Now that you know all you need to know about the basics of influencer marketing, it’s time to go over a few things that you should avoid and a few that should steer the strategy for your own business.
- Start off your campaign with in-depth research. Get to know the influencers who are highly connected to your target audience and learn as much as you can about each of them (or at least your top 10!).
- Understand industry best practices. This doesn’t mean you have to confine yourself to a box of rules, however, it’s good to know what has worked for some of your competitors and what to avoid. You also may want to consider selecting different influencers than your competitors to get a fresh perspective.
- Think creatively. While the structural core of each influencer campaign remains the same (tapping into individuals to reach many), how you choose to flesh out your campaign should be unique to you as a brand. Your strategy should start with identifying what your audience likes/wants/needs and then translating that into a big idea that will stand out when you pitch it to influencers.
- Have a contingency. Not everything works out the way you plan. Let’s face it, there have been a number of failed spokesperson-brand relationships recently. Whether it’s Manny Pacquiao and Nike, Jared Fogle and Subway, or any of the other countless disasters, it will always be up to the brand to deal with the situation, and you have to consider how it looks to your target audience. Rather than go into full on panic mode, have a plan in place from the outset in case you get a bad review, bad buzz, or your influencer does or says something completely out of character for your brand.
- Don’t bring on an influencer for the sake of having one on board. Not every influencer will be a good fit for your brand. Rather than force the relationship to work, it is best to step back and re-evaluate how an influencer marketing campaign fits into your overall brand strategy.
- Don’t work with an influencer just because they have a large network of followers. Bigger and more established is not always better. You have to make sure that those followers fit within the profile of your target audience, otherwise, it would be money and time well-wasted. The other thing to consider is that perhaps you can start a relationship with upcoming influencers and your reach will grow with theirs. Not only will that likely help your budget as you are getting your feet wet, but it will help to create a strong and trusting relationship.

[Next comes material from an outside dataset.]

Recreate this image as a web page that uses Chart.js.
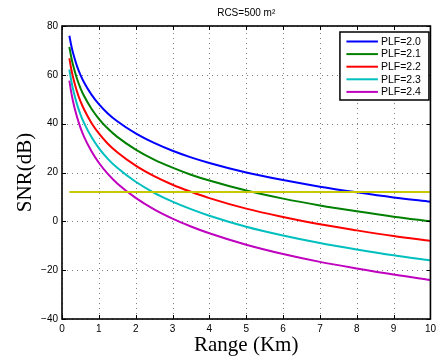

- Don’t believe the hype. Not everything will be as it seems. As you are getting to know your list of influencers, check to make sure that it will be worth your while. If they have 60,000 Twitter followers, are those followers engaged or do they seem to not care about the content (ie. They are ghosts). The same can be said about all of the other social channels and forums. It is very easy in this day and age to buy love… I mean followers.
- Don’t break the budget on one influencer. If that one influencer is so perfect and you can’t imagine working with anyone else, that’s fine, but you might be limiting yourself. There are different levels of “celebrity” influence which correspond with differing levels of budget considerations. Factor that in to your decision-making.